Sagle resident and real estate broker Alex Murray told commissioners the area has $397 million in real estate which generates $3.4 million in tax revenue. Even if there was only a 35-percent decline in values, that value and revenue would drop to $139 million and $2.2 million, respectively.

“This is just the wrong place for it,” said Murray.

Opponents further argued that the quarry was a nonconforming use, although Bonner County Planning officials said the pit has been operating under a conditional use permit since the 1990s.

Some also argued that the volume of opposition required commissioners to turn the proposal down, although the board said it had to decide the proposal based on the law rather than public’s wishes.

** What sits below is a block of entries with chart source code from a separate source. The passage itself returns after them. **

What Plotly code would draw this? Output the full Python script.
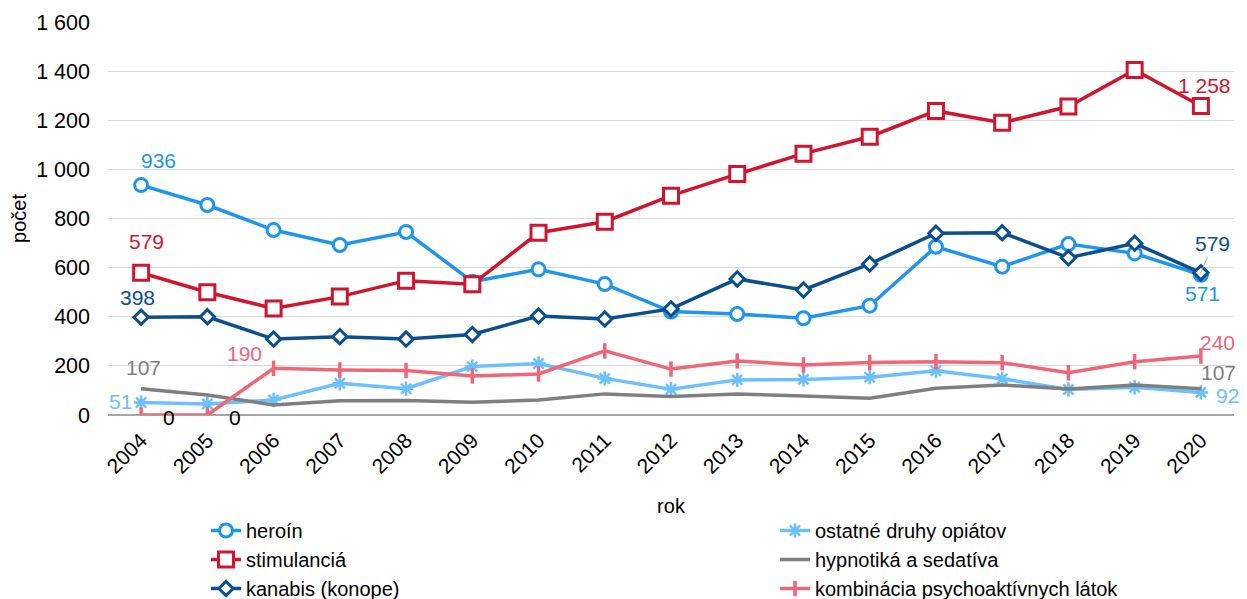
import plotly.graph_objects as go

years = [str(y) for y in range(2004, 2021)]

heroin = [936, 855, 753, 692, 745, 543, 593, 533, 421, 411, 394, 445, 685, 604, 696, 658, 571]
stimulancia = [579, 500, 434, 482, 547, 532, 742, 787, 893, 981, 1064, 1133, 1238, 1190, 1256, 1405, 1258]
kanabis = [398, 400, 309, 319, 309, 328, 403, 391, 432, 554, 509, 615, 740, 742, 640, 699, 579]
ostatne = [51, 45, 61, 129, 107, 197, 210, 149, 105, 143, 145, 154, 180, 148, 104, 113, 92]
hypnotika = [107, 81, 41, 58, 59, 52, 61, 86, 75, 86, 77, 68, 109, 122, 106, 122, 107]
kombinacia = [0, 0, 190, 183, 181, 159, 167, 261, 187, 220, 204, 214, 217, 213, 172, 217, 240]

names = ["heroín", "stimulanciá", "kanabis (konope)",
         "ostatné druhy opiátov", "hypnotiká a sedatíva",
         "kombinácia psychoaktívnych látok"]

FONT = "Liberation Sans, Arial, sans-serif"
C_HER = "#1E96F0"
C_STI = "#D2152F"
C_KAN = "#0B4F8C"
C_OST = "#6DC0FF"
C_HYP = "#7F7F7F"
C_KOM = "#EF6677"

# figure is drawn inside the page body (8px default margin), so sizes are offset by 8px
W, H = 1239, 599
L_M, T_M, R_M = 100, 14, 13
PH = 393
B_M = H - T_M - PH
PW = W - L_M - R_M

fig = go.Figure()

def add(name, vals, color, symbol, size, legend, mline=3):
    fig.add_trace(go.Scatter(
        x=years, y=vals, name=name, mode="lines+markers" if symbol else "lines",
        line=dict(color=color, width=3.5),
        marker=dict(symbol=symbol or "circle", size=size,
                    color="white" if symbol and "open" not in symbol else color,
                    line=dict(color=color, width=mline)),
        legend=legend,
    ))

add(names[0], heroin, C_HER, "circle", 13, "legend")
add(names[1], stimulancia, C_STI, "square", 15, "legend")
add(names[2], kanabis, C_KAN, "diamond", 11, "legend")
add(names[3], ostatne, C_OST, "asterisk-open", 12, "legend2", 2.5)
add(names[4], hypnotika, C_HYP, None, 0, "legend2")
add(names[5], kombinacia, C_KOM, "line-ns-open", 11, "legend2", 3.5)

def fmt(v):
    return f"{v:,}".replace(",", " ")

LF = 21

def lab(i, vals, color, xs=0, ys=0, xanchor="center", **kw):
    fig.add_annotation(x=i, y=vals[i], text=fmt(vals[i]), showarrow=False, xshift=xs, yshift=ys,
                       xanchor=xanchor, font=dict(family=FONT, size=LF, color=color), **kw)

L = len(years) - 1
lab(0, heroin, C_HER, 17, 25)
lab(L, heroin, C_HER, 2, -19)
lab(0, stimulancia, C_STI, 5, 31)
lab(L, stimulancia, C_STI, 4, 21)
lab(0, kanabis, C_KAN, -4, 20)
fig.add_annotation(x=L, y=kanabis[L], text=fmt(kanabis[L]), showarrow=True, arrowhead=0,
                   arrowcolor="#A6A6A6", arrowwidth=1, ax=12, ay=-29,
                   font=dict(family=FONT, size=LF, color=C_KAN))
lab(0, ostatne, C_OST, -7, 1, "right")
lab(L, ostatne, C_OST, 27, -3)
lab(0, hypnotika, C_HYP, 2, 21)
lab(L, hypnotika, C_HYP, 18, 16)
lab(0, kombinacia, "#000000", 28, -2)
lab(1, kombinacia, "#000000", 28, -2)
lab(2, kombinacia, C_KOM, -29, 15)
lab(L, kombinacia, C_KOM, 17, 14)

leg_common = dict(orientation="v", xanchor="left", yanchor="top",
                  font=dict(family=FONT, size=20, color="#000000"),
                  bgcolor="rgba(0,0,0,0)", traceorder="normal")

leg_top = 503
fig.update_layout(
    width=W, height=H, autosize=False,
    margin=dict(l=L_M, r=R_M, t=T_M, b=B_M, pad=0, autoexpand=False),
    paper_bgcolor="white", plot_bgcolor="white",
    separators=", ",
    font=dict(family=FONT, size=21, color="#000000"),
    showlegend=True,
    legend=dict(x=(198 - L_M) / PW, y=(T_M + PH - leg_top) / PH, **leg_common),
    legend2=dict(x=(767 - L_M) / PW, y=(T_M + PH - leg_top) / PH, **leg_common),
    xaxis=dict(type="category", range=[-0.5, 16.5], tickangle=-45,
               showgrid=False, ticks="", showline=False, ticklabelstandoff=8,
               tickfont=dict(family=FONT, size=21),
               title=dict(text="rok", font=dict(family=FONT, size=20), standoff=22)),
    yaxis=dict(range=[0, 1600], dtick=200, tickformat=",d",
               showgrid=True, gridcolor="#D9D9D9", gridwidth=1,
               zeroline=True, zerolinecolor="#A6A6A6", zerolinewidth=1.5,
               ticks="", ticklabelstandoff=17,
               tickfont=dict(family=FONT, size=21.5),
               title=dict(text="počet", font=dict(family=FONT, size=20), standoff=12)),
)

fig.write_html("out.html")
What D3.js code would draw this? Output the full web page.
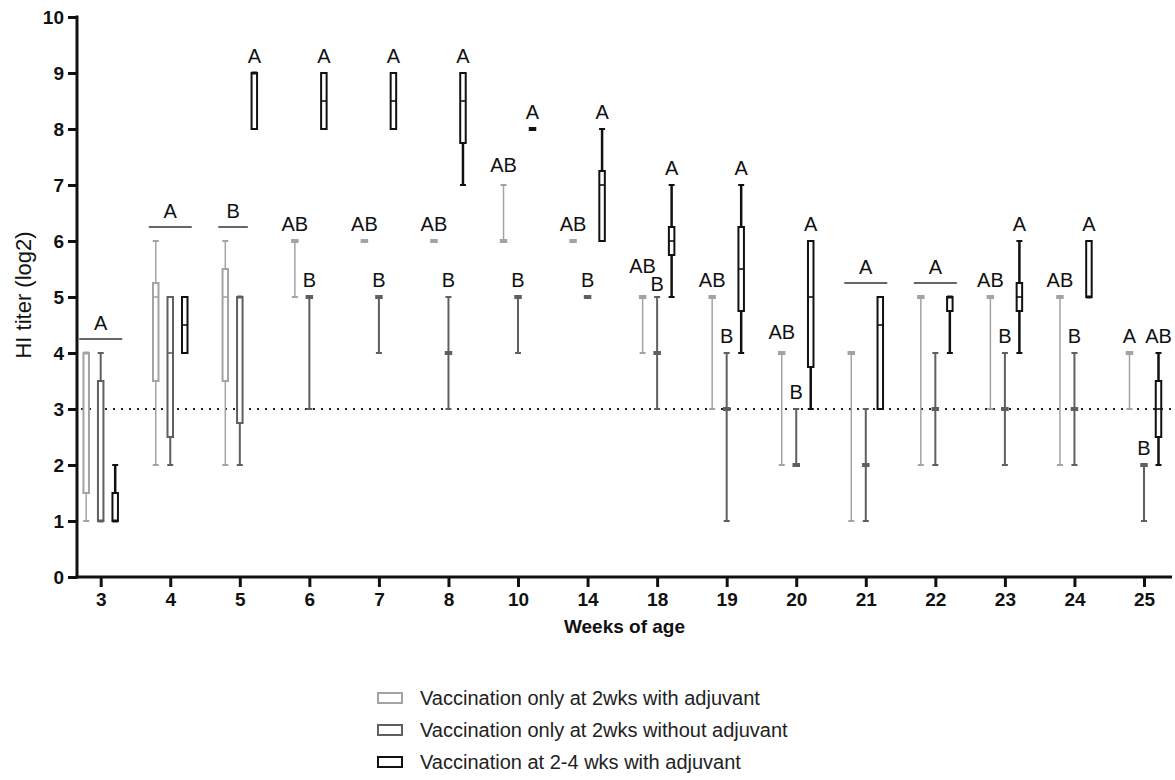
<!DOCTYPE html>
<html>
<head>
<meta charset="utf-8">
<script src="https://cdn.jsdelivr.net/npm/d3@7"></script>
<style>
  html, body { margin: 0; padding: 0; background: #fff; }
  svg { display: block; }
  text { font-family: "Liberation Sans", Arial, Helvetica, sans-serif; }
</style>
</head>
<body>
<svg id="chart" width="1175" height="780"></svg>
<script>
// ---------------- DATA ----------------
const weeks = ["3","4","5","6","7","8","10","14","18","19","20","21","22","23","24","25"];
const yTicks = [0,1,2,3,4,5,6,7,8,9,10];
const seriesNames = [
  "Vaccination only at 2wks with adjuvant",
  "Vaccination only at 2wks without adjuvant",
  "Vaccination at 2-4 wks with adjuvant"
];
// each row: [min, q1, median, q3, max]
const withAdjuvant2wk = [
  [1,1.5,4,4,4],[2,3.5,5,5.25,6],[2,3.5,5,5.5,6],[5,6,6,6,6],[6,6,6,6,6],[6,6,6,6,6],
  [6,6,6,6,7],[6,6,6,6,6],[4,5,5,5,5],[3,5,5,5,5],[2,4,4,4,4],[1,4,4,4,4],
  [2,5,5,5,5],[3,5,5,5,5],[2,5,5,5,5],[3,4,4,4,4]
];
const withoutAdjuvant2wk = [
  [1,1,1,3.5,4],[2,2.5,4,5,5],[2,2.75,5,5,5],[3,5,5,5,5],[4,5,5,5,5],[3,4,4,4,5],
  [4,5,5,5,5],[5,5,5,5,5],[3,4,4,4,5],[1,3,3,3,4],[2,2,2,2,3],[1,2,2,2,3],
  [2,3,3,3,4],[2,3,3,3,4],[2,3,3,3,4],[1,2,2,2,2]
];
const withAdjuvant2to4wk = [
  [1,1,1,1.5,2],[4,4,4.5,5,5],[8,8,9,9,9],[8,8,8.5,9,9],[8,8,8.5,9,9],[7,7.75,8.5,9,9],
  [8,8,8,8,8],[6,6,7,7.25,8],[5,5.75,6,6.25,7],[4,4.75,5.5,6.25,7],[3,3.75,5,6,6],[3,3,4.5,5,5],
  [4,4.75,5,5,5],[4,4.75,5,5.25,6],[5,5,5,6,6],[2,2.5,3,3.5,4]
];
// significance letters per series per week
const lettersSeries1 = ["","","","AB","AB","AB","AB","AB","AB","AB","AB","","","AB","AB","A"];
const lettersSeries2 = ["","","","B","B","B","B","B","B","B","B","","","B","B","B"];
const lettersSeries3 = ["","","A","A","A","A","A","A","A","A","A","","","A","A","AB"];
// group letters (spanning several series) : week, letter, series covered
const groupWeeks   = ["3","4","5","21","22"];
const groupLetters = ["A","A","B","A","A"];
const groupSeries  = [[0,1,2],[0,1,2],[0,1],[0,1,2],[0,1,2]];
const thresholdValue = 3;

// ---------------- LAYOUT / STYLE ----------------
const svg = d3.select("#chart");
const colors = ["#a3a3a3", "#5f5f5f", "#111111"];
const whiskerW = [1.5, 2, 2.5];
const offsets = [-14.5, 0, 14.5];
const boxW = 5.5;
const axisX0 = 77, axisX1 = 1172;

const x = d3.scalePoint().domain(weeks).range([100.7, 1144]).padding(0);
const y = d3.scaleLinear().domain([0, 10]).range([577, 17]);

// threshold dotted line
svg.append("line")
  .attr("x1", axisX0 + 4).attr("x2", axisX1)
  .attr("y1", y(thresholdValue)).attr("y2", y(thresholdValue))
  .attr("stroke", "#222").attr("stroke-width", 2.2)
  .attr("stroke-dasharray", "2,6");

// boxes
const allSeries = [withAdjuvant2wk, withoutAdjuvant2wk, withAdjuvant2to4wk];
const allLetters = [lettersSeries1, lettersSeries2, lettersSeries3];

allSeries.forEach((data, s) => {
  const g = svg.append("g").attr("class", "series-" + s);
  data.forEach((d, i) => {
    const [mn, q1, md, q3, mx] = d;
    const cx = x(weeks[i]) + offsets[s];
    const col = colors[s];
    const sw = whiskerW[s];
    if (mx > q3) {
      g.append("line").attr("x1", cx).attr("x2", cx).attr("y1", y(q3)).attr("y2", y(mx))
        .attr("stroke", col).attr("stroke-width", sw);
      g.append("line").attr("x1", cx - 3).attr("x2", cx + 3).attr("y1", y(mx)).attr("y2", y(mx))
        .attr("stroke", col).attr("stroke-width", 2);
    }
    if (mn < q1) {
      g.append("line").attr("x1", cx).attr("x2", cx).attr("y1", y(q1)).attr("y2", y(mn))
        .attr("stroke", col).attr("stroke-width", sw);
      g.append("line").attr("x1", cx - 3).attr("x2", cx + 3).attr("y1", y(mn)).attr("y2", y(mn))
        .attr("stroke", col).attr("stroke-width", 2);
    }
    if (q3 > q1) {
      g.append("rect")
        .attr("x", cx - boxW / 2).attr("width", boxW)
        .attr("y", y(q3)).attr("height", y(q1) - y(q3))
        .attr("fill", "#fff").attr("stroke", col).attr("stroke-width", 2);
      g.append("line").attr("x1", cx - boxW / 2).attr("x2", cx + boxW / 2)
        .attr("y1", y(md)).attr("y2", y(md))
        .attr("stroke", col).attr("stroke-width", (md === q1 || md === q3) ? 3 : 1.6);
    } else {
      g.append("rect")
        .attr("x", cx - (boxW + 2) / 2).attr("width", boxW + 2)
        .attr("y", y(md) - 2).attr("height", 4)
        .attr("fill", col);
    }
  });
});

// letters above series
const letterAdjust = { "1-8": 14, "2-8": -4, "1-6": 3, "1-10": 4 };
allLetters.forEach((arr, s) => {
  arr.forEach((t, i) => {
    if (!t) return;
    const mx = allSeries[s][i][4];
    const extra = letterAdjust[(s + 1) + "-" + i] || 0;
    svg.append("text")
      .attr("x", x(weeks[i]) + offsets[s])
      .attr("y", y(mx) - 10 - extra)
      .attr("text-anchor", "middle")
      .attr("font-size", 20)
      .attr("fill", "#111")
      .text(t);
  });
});

// group letters with line
groupWeeks.forEach((w, k) => {
  const i = weeks.indexOf(w);
  const ss = groupSeries[k];
  const gmax = d3.max(ss, s => allSeries[s][i][4]);
  const ly = y(gmax + 0.25);
  const cx = x(w);
  const left = cx + offsets[ss[0]] - 7;
  const right = ss.length === 3 ? cx + offsets[2] + 7 : cx + offsets[ss[ss.length - 1]] + 8;
  svg.append("line").attr("x1", left).attr("x2", right).attr("y1", ly).attr("y2", ly)
    .attr("stroke", "#333").attr("stroke-width", 1.5);
  svg.append("text")
    .attr("x", (left + right) / 2).attr("y", ly - 9)
    .attr("text-anchor", "middle").attr("font-size", 20).attr("fill", "#111")
    .text(groupLetters[k]);
});

// axes
const yAxis = d3.axisLeft(y).tickValues(yTicks).tickSize(9).tickPadding(4);
const gy = svg.append("g").attr("transform", `translate(${axisX0},0)`).call(yAxis);
gy.select(".domain").remove();
gy.selectAll(".tick line").attr("stroke", "#111").attr("stroke-width", 3);
gy.selectAll(".tick text").attr("font-size", 19).attr("font-weight", "bold").attr("fill", "#111")
  .attr("font-family", '"Liberation Sans", Arial, sans-serif');

const xAxis = d3.axisBottom(x).tickSize(10).tickPadding(6);
const gx = svg.append("g").attr("transform", `translate(0,${y(0)})`).call(xAxis);
gx.select(".domain").remove();
gx.selectAll(".tick line").attr("stroke", "#111").attr("stroke-width", 3);
gx.selectAll(".tick text").attr("font-size", 19).attr("font-weight", "bold").attr("fill", "#111")
  .attr("font-family", '"Liberation Sans", Arial, sans-serif');

svg.append("line").attr("x1", axisX0).attr("x2", axisX0).attr("y1", y(10) - 1.5).attr("y2", y(0) + 1.5)
  .attr("stroke", "#111").attr("stroke-width", 3);
svg.append("line").attr("x1", axisX0 - 1.5).attr("x2", axisX1).attr("y1", y(0)).attr("y2", y(0))
  .attr("stroke", "#111").attr("stroke-width", 3);

// axis titles
svg.append("text").attr("x", (axisX0 + axisX1) / 2).attr("y", 633)
  .attr("text-anchor", "middle").attr("font-size", 19).attr("font-weight", "bold").attr("fill", "#111")
  .text("Weeks of age");
svg.append("text").attr("transform", "translate(31,295) rotate(-90)")
  .attr("text-anchor", "middle").attr("font-size", 22).attr("fill", "#111")
  .text("HI titer (log2)");

// legend
const legend = svg.append("g");
seriesNames.forEach((n, s) => {
  const ly = 698 + s * 32;
  legend.append("rect").attr("x", 378).attr("y", ly - 5).attr("width", 24).attr("height", 10)
    .attr("fill", "#fff").attr("stroke", colors[s]).attr("stroke-width", 2);
  legend.append("text").attr("x", 420).attr("y", ly + 7).attr("font-size", 20).attr("fill", "#222")
    .text(n);
});
</script>
</body>
</html>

Commissioner Dan McDonald said he had trouble with the argument that Interstate’s operations would go from smooth to horrible simply by changing zip codes.

“I’m having a hard time wrapping my head around that somehow changing,” said McDonald.

Commissioner Jeff Connolly bristled at the accusation that the board had prejudged the appeal and noted that Interstate has not revealed itself to a “bad actor” in its operations here and elsewhere in the Northwest.

“I don’t see a lot of places better than this,” added Connolly. “The fact of the matter is that these plants are going to be somewhere.”

Board Chairman Glen Bailey said conditions of approval, which include requiring Interstate to use the best-available emission control technologies and operating within state and federal air quality guidelines, adequately safeguard the public.

“The conditions, if we go ahead and decide to approve this, pretty much cover the concerns we have heard today,” he said.